My wife shows up with three boys in tow to take a look before heading to Disney









Finally (now 1030) they come and get us to walk through









As I walk up I notice two batteries (like i ordered) and all covers open and all hoses/cords hooked up









They appear very ready for a thorough PDI









I walk to the door and tell my wife to go inside and I notice the model type
28RSS.....









WRONG MODEL
















So the wife left, went on her way to Disney with the boys and the general manager and I commence finding the problem.
They call around and find that the order was done wrong a month ago. After much apology and finding my trailer I left for the long (45 min) dejected drive home with nothing but a nice shinny brake controller blinking at me.
Trailer is en-route from the factory and should be ready Mon-Tue. Oh well, at least the dealership was very friendly and promised to make it up to me. Maybe free parts?









No matter what it is still bright and 80 degrees today. My kids are at Disney and there were no IEDs on my drive home. sunny

So I am still Not Yet (for another week or so)

Finally on the drive home I saw a suburban with an 03 Outback on the side of the road so I stopped and spoke to a couple from Michigan. They were looking at a map and trying to figure out the best way around. So we talked about camping in central FL, about Outbacks and of course I mentioned OUTBACKERS.com Maybe next week he will check in. TTFN


----------



## mswalt (Sep 14, 2004)

Not Yet,

Of all the luck!!!









I'm glad you're still looking positively at things, though. I know it's disheartening, but hang in there......your day will come.

Until then, keep posting and waiting.

Mark


----------



## vdub (Jun 19, 2004)

Big bummer! That must have been a huge disappoint for everyone, including the dealer. Sooooo, when it finally does arrive, what happens to your NOT YET name? Maybe change it to DONE DEAL.


----------



## PDX_Doug (Nov 16, 2004)

AAARRRRRGGGGHHHHH!!!!!!









Jared,

You have GOT TO BE KIDDING!...
No...Really!

I can only imagine your dissapointment. As we are scheduled to picks ours up this Saturday, I can tell you I am more than a little nervous now!









Oh well, at least the dealer is coming clean with you. I had this vision of Clark Griswald going in to pick up his new car for the family trip to Wally World! "You know Mr. Griswald, for my money the new..."

Well, stiff upper lip and all that!

Doug


----------



## Castle Rock Outbackers (Jan 18, 2004)

If they had just let you walk back into the service area to take a look while being prepped. Amazing.

Randy


----------



## Not Yet (Dec 13, 2004)

I initially thought there was going to be a fight. The manager said "well your paperwork matches my paperwork and the factory number is a 28RSS" I told him that I did not care what number was on my invoice I ordered a 28RSDS. So after talking to the original sales person (works at a different office) who corroborated my order for a RSDS, they decided that they would do whatever they could. The service manager was actually surprised that I did not start throwing things. Maybe they have seen a few impatient people come through. Oh well. Another day....

Jared


----------



## Y-Guy (Jan 30, 2004)

OMG Jared one of these days you'll get it!

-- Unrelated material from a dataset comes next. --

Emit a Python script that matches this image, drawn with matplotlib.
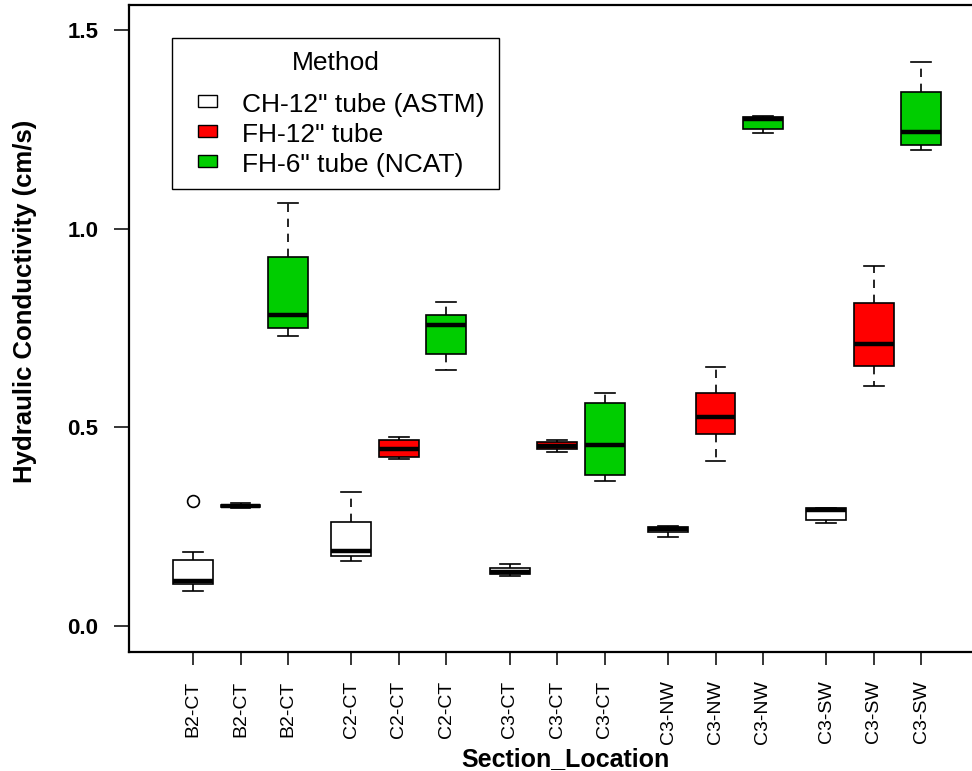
import numpy as np
import matplotlib
matplotlib.use("Agg")
import matplotlib.pyplot as plt
from matplotlib.patches import Rectangle

# Box statistics (cm/s)
sections = ["B2-CT", "C2-CT", "C3-CT", "C3-NW", "C3-SW"]
methods = ['CH-12" tube (ASTM)', 'FH-12" tube', 'FH-6" tube (NCAT)']
method_colors = ["white", "#FF0000", "#00CD00"]

# one row per section, columns follow methods
whis_lo = [[0.089, 0.297, 0.729],
           [0.164, 0.420, 0.645],
           [0.127, 0.439, 0.364],
           [0.225, 0.415, 1.242],
           [0.258, 0.605, 1.197]]
q1 = [[0.105, 0.299, 0.749],
      [0.176, 0.425, 0.685],
      [0.130, 0.446, 0.380],
      [0.237, 0.483, 1.252],
      [0.266, 0.655, 1.210]]
med = [[0.113, 0.302, 0.784],
       [0.189, 0.446, 0.757],
       [0.136, 0.454, 0.455],
       [0.243, 0.526, 1.276],
       [0.293, 0.711, 1.243]]
q3 = [[0.165, 0.305, 0.930],
      [0.263, 0.468, 0.784],
      [0.146, 0.462, 0.562],
      [0.249, 0.586, 1.281],
      [0.297, 0.814, 1.344]]
whis_hi = [[0.187, 0.310, 1.064],
           [0.337, 0.476, 0.816],
           [0.156, 0.467, 0.586],
           [0.251, 0.652, 1.283],
           [0.298, 0.905, 1.419]]
outliers = {(0, 0): [0.314]}

W, H = 972, 771
fig = plt.figure(figsize=(W / 100, H / 100), dpi=100)

# axes placed in pixel terms (right edge runs off the picture like the reference)
left, right, top, bottom = 129, 1000, 5, 652
ax = fig.add_axes([left / W, 1 - bottom / H, (right - left) / W, (bottom - top) / H])

group_gap = 10 / 3
stats, positions, colors, labels = [], [], [], []
for g, sec in enumerate(sections):
    for k in range(len(methods)):
        stats.append(dict(med=med[g][k], q1=q1[g][k], q3=q3[g][k],
                          whislo=whis_lo[g][k], whishi=whis_hi[g][k],
                          fliers=outliers.get((g, k), [])))
        positions.append(g * group_gap + k)
        colors.append(method_colors[k])
        labels.append(sec)

bp = ax.bxp(stats, positions=positions, widths=0.84, capwidths=0.42,
            patch_artist=True, manage_ticks=False,
            boxprops=dict(edgecolor="black", linewidth=1.2),
            medianprops=dict(color="black", linewidth=3.2, solid_capstyle="butt"),
            whiskerprops=dict(color="black", linewidth=1.2, linestyle=(0, (5, 4))),
            capprops=dict(color="black", linewidth=1.2),
            flierprops=dict(marker="o", markerfacecolor="none", markeredgecolor="black",
                            markersize=8.5, markeredgewidth=1.2))
for patch, c in zip(bp["boxes"], colors):
    patch.set_facecolor(c)

# 47.5 px per box slot, first box at x=193 px
px_per_unit = 47.5
ax.set_xlim((left - 193) / px_per_unit, (right - 193) / px_per_unit)
ax.set_ylim(-26 / 397.3, 621 / 397.3)

ax.set_xticks(positions)
ax.set_xticklabels(labels, rotation=90, fontsize=14, family="Liberation Sans")
ax.set_yticks([0.0, 0.5, 1.0, 1.5])
ax.set_yticklabels(["0.0", "0.5", "1.0", "1.5"], fontsize=16,
                   family="Liberation Sans", fontweight="bold")
ax.tick_params(axis="y", length=11, width=1.1, pad=11)
ax.tick_params(axis="x", length=9.5, width=1.1, pad=11)

for s in ["left", "top", "bottom"]:
    ax.spines[s].set_linewidth(1.6)
ax.spines["right"].set_visible(False)

def fx(x):
    return x / W

def fy(y):
    return 1 - y / H

fig.text(fx(25), fy(301), "Hydraulic Conductivity (cm/s)", rotation=90,
         ha="center", va="center", fontsize=18.5, fontweight="bold",
         family="Liberation Sans")
fig.text(fx(565), fy(766), "Section_Location", ha="center", va="baseline",
         fontsize=18, fontweight="bold", family="Liberation Sans")

# legend drawn by hand to match the R layout
fig.add_artist(Rectangle((fx(172), fy(189)), (499 - 172) / W, (189 - 38) / H,
                         transform=fig.transFigure, facecolor="white",
                         edgecolor="black", linewidth=1.0))
fig.text(fx(335.5), fy(70), "Method", ha="center", va="baseline",
         fontsize=19, family="Liberation Sans")
for i, (m, c) in enumerate(zip(methods, method_colors)):
    yc = 101 + 30 * i
    fig.add_artist(Rectangle((fx(198), fy(yc + 6)), 19 / W, 12 / H,
                             transform=fig.transFigure, facecolor=c,
                             edgecolor="black", linewidth=1.0))
    fig.text(fx(242), fy(112 + 30 * i), m, ha="left", va="baseline",
             fontsize=19, family="Liberation Sans")

fig.savefig("out.png", dpi=100)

Congratulations on keeping calm, you win major bonus points in my book.

So... what are they going to kick in to make it up for you?


----------



## Thor (Apr 7, 2004)

Jared

I think you were smart to remain calm. I believe you will get more add-ons if you are not a "bull in a china shop".

Maxx Air Vents for 2
Extra water hose and electrically cords
Levelling blocks
Winterizing kit or maybe free winterizing
The list is enless

Keep up the Faith









Thor

Not Yet will have to change to I finally got it


----------



## summergames84 (Mar 6, 2004)

Not Yet:
That is quite a mix up, but it sounds like you handled it in stride. It may pay off nicely in the future! Sure hope it gets there soon!


----------



## NWcamper2 (Mar 28, 2004)

On the bright side sunny ..... LOTS OF FREE CAMPING GOODIES (at the very least)should come your way for your troubles


----------



## borntorv (Apr 13, 2004)

Jared,

Wow, what a bummer! I can only imagine the disappointment. I could hardly sleep the night before we picked up our Outback.

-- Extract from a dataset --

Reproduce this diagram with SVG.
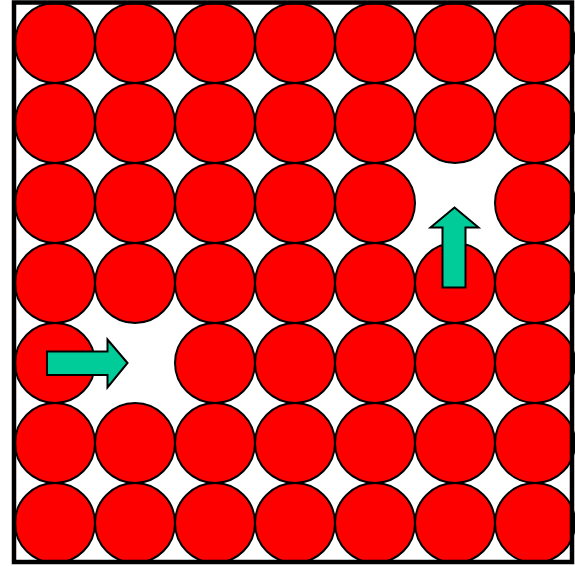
<svg xmlns="http://www.w3.org/2000/svg" width="575" height="566" viewBox="0 0 575 566">
<style>
.c{fill:#ff0000;stroke:#000;stroke-width:2}
.a{fill:#00cc99;stroke:#000;stroke-width:2;stroke-linejoin:miter}
</style>
<rect x="0" y="0" width="575" height="566" fill="#fff"/>
<g id="circles">
<circle class="c" cx="55" cy="43" r="40"/><circle class="c" cx="135" cy="43" r="40"/><circle class="c" cx="215" cy="43" r="40"/><circle class="c" cx="295" cy="43" r="40"/><circle class="c" cx="375" cy="43" r="40"/><circle class="c" cx="455" cy="43" r="40"/><circle class="c" cx="535" cy="43" r="40"/>
<circle class="c" cx="55" cy="123" r="40"/><circle class="c" cx="135" cy="123" r="40"/><circle class="c" cx="215" cy="123" r="40"/><circle class="c" cx="295" cy="123" r="40"/><circle class="c" cx="375" cy="123" r="40"/><circle class="c" cx="455" cy="123" r="40"/><circle class="c" cx="535" cy="123" r="40"/>
<circle class="c" cx="55" cy="203" r="40"/><circle class="c" cx="135" cy="203" r="40"/><circle class="c" cx="215" cy="203" r="40"/><circle class="c" cx="295" cy="203" r="40"/><circle class="c" cx="375" cy="203" r="40"/><circle class="c" cx="535" cy="203" r="40"/>
<circle class="c" cx="55" cy="283" r="40"/><circle class="c" cx="135" cy="283" r="40"/><circle class="c" cx="215" cy="283" r="40"/><circle class="c" cx="295" cy="283" r="40"/><circle class="c" cx="375" cy="283" r="40"/><circle class="c" cx="455" cy="283" r="40"/><circle class="c" cx="535" cy="283" r="40"/>
<circle class="c" cx="55" cy="363" r="40"/><circle class="c" cx="215" cy="363" r="40"/><circle class="c" cx="295" cy="363" r="40"/><circle class="c" cx="375" cy="363" r="40"/><circle class="c" cx="455" cy="363" r="40"/><circle class="c" cx="535" cy="363" r="40"/>
<circle class="c" cx="55" cy="443" r="40"/><circle class="c" cx="135" cy="443" r="40"/><circle class="c" cx="215" cy="443" r="40"/><circle class="c" cx="295" cy="443" r="40"/><circle class="c" cx="375" cy="443" r="40"/><circle class="c" cx="455" cy="443" r="40"/><circle class="c" cx="535" cy="443" r="40"/>
<circle class="c" cx="55" cy="523" r="40"/><circle class="c" cx="135" cy="523" r="40"/><circle class="c" cx="215" cy="523" r="40"/><circle class="c" cx="295" cy="523" r="40"/><circle class="c" cx="375" cy="523" r="40"/><circle class="c" cx="455" cy="523" r="40"/><circle class="c" cx="535" cy="523" r="40"/>
</g>
<g id="arrows">
<polygon class="a" points="454.5,207.5 478.5,227.5 465.5,227.5 465.5,287.5 442.5,287.5 442.5,227.5 430.5,227.5"/>
<polygon class="a" points="127.5,363 107.5,339.5 107.5,351.5 47,351.5 47,375 107.5,375 107.5,387.5"/>
</g>
<rect x="14" y="2.5" width="558" height="559.5" fill="none" stroke="#000" stroke-width="4.5"/>
</svg>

Like everyone else has commented though you've handled it with grace and that makes you a good ambassador for Outbackers.com. Good luck the rest of the way and hope it all works out well for you in the end.

Greg


----------



## hatcityhosehauler (Feb 13, 2004)

Jared, sorry to hear things didn't work out, but some good came out of it. At least you know that they are prepared to do a thorough PDI with you, and that they want to make you happy.

I do have one question though. Having just finished some WMD/IED response training at work, I have to ask, are IED's a problem on Central Florida highways now?







I do remember back in 87 or 88 while I was living in Jax, there was a problem with some local "little darlin's" dropping things like cinder blocks off of overpasses on to I-295. If I remember correctly, there was a women severaly injured or killed during that craze.

Tim


----------